_Exercise objective_
Search the material and gather each line with "diagram" in it.

_Dataset content_
>> Start
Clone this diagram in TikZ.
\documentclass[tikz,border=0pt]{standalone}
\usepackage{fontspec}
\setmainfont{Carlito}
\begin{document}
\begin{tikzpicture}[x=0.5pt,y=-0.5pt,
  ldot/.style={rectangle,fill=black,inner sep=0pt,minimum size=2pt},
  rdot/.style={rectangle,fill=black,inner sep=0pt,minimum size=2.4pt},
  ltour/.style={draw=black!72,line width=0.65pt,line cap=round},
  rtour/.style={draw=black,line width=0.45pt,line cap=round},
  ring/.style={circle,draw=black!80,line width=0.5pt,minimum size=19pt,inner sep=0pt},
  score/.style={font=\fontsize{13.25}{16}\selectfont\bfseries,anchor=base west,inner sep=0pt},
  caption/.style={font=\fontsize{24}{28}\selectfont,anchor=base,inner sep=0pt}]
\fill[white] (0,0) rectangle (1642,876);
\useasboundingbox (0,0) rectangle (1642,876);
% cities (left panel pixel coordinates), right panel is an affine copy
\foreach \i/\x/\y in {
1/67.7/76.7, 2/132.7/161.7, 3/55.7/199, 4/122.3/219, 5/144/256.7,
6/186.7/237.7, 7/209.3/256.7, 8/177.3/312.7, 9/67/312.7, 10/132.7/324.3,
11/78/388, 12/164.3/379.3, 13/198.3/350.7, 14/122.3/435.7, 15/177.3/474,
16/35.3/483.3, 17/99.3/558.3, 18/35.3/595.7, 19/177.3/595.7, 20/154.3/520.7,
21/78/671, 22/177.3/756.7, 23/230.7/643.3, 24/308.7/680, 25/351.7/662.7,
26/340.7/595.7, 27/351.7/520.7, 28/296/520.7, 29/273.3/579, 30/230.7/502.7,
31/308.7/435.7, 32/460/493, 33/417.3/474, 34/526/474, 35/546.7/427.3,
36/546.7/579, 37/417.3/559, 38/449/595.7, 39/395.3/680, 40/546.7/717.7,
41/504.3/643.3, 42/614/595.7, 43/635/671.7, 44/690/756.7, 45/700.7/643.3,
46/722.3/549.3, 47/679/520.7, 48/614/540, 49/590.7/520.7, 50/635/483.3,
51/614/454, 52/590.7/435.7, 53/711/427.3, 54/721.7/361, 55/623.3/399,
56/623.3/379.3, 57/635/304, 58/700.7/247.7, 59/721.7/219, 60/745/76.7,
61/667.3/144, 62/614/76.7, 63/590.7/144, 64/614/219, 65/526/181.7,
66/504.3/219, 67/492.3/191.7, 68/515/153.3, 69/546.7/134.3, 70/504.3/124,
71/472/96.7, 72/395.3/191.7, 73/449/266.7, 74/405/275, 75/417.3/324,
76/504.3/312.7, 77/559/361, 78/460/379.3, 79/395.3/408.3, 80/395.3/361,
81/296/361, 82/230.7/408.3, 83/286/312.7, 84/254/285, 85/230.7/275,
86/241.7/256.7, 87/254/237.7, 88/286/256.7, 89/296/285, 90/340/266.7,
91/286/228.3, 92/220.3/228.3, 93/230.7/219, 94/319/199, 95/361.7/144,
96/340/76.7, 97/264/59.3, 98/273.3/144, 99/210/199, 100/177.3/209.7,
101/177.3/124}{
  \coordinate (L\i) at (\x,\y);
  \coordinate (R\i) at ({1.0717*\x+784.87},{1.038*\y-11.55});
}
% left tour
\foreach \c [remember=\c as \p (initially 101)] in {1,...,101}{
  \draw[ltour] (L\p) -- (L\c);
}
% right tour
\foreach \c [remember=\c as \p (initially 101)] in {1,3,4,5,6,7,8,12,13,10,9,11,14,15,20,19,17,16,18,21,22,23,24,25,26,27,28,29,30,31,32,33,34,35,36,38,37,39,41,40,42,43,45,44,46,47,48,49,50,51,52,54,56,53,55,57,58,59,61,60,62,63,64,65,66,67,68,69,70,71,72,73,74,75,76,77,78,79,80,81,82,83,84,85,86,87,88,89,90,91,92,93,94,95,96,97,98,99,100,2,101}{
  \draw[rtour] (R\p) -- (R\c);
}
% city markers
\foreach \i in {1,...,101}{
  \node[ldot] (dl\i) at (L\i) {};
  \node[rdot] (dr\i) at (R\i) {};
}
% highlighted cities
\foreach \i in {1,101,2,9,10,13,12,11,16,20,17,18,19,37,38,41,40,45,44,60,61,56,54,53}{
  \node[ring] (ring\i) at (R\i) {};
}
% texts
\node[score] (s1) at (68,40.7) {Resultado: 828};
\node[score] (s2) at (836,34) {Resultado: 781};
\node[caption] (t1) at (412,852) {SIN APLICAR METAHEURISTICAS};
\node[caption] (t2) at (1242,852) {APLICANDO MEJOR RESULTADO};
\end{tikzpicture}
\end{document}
>> End
>> Start
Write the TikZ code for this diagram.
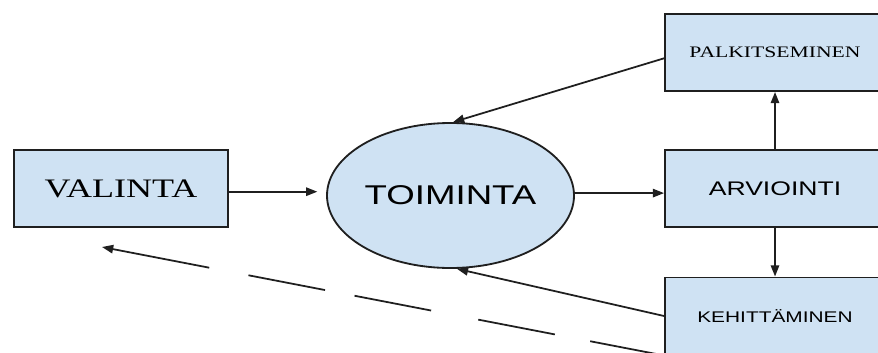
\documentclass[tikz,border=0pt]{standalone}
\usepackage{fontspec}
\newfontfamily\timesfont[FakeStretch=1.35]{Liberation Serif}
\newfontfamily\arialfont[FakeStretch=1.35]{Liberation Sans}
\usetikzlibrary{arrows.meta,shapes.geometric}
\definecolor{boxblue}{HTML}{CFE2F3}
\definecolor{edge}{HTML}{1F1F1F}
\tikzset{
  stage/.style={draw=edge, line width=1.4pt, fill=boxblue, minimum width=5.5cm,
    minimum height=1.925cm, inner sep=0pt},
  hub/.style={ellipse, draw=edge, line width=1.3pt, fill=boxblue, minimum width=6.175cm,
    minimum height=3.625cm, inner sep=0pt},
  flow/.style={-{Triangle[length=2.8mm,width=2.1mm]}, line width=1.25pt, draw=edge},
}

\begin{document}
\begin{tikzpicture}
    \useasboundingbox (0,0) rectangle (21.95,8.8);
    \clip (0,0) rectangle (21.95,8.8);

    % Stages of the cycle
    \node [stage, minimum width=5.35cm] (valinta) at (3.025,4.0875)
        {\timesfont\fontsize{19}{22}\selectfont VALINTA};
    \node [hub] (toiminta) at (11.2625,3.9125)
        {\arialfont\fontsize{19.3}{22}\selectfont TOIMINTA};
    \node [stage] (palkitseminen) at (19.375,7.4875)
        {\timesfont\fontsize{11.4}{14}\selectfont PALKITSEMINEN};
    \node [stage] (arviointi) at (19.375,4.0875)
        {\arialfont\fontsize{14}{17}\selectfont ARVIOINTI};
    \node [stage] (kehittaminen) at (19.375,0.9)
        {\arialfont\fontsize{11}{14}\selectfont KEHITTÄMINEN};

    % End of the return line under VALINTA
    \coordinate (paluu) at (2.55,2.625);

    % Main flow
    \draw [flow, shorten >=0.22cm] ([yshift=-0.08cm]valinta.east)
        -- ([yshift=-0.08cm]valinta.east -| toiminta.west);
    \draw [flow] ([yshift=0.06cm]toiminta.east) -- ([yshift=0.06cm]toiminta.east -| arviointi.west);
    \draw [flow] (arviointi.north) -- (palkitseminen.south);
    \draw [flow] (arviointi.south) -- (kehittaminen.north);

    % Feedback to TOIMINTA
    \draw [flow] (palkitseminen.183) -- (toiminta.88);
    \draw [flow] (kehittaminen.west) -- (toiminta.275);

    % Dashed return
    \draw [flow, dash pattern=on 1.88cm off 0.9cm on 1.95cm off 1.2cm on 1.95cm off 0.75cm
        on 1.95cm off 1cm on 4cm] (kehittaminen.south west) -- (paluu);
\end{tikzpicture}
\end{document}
>> End
_Answer to this task_
Clone this diagram in TikZ.
Write the TikZ code for this diagram.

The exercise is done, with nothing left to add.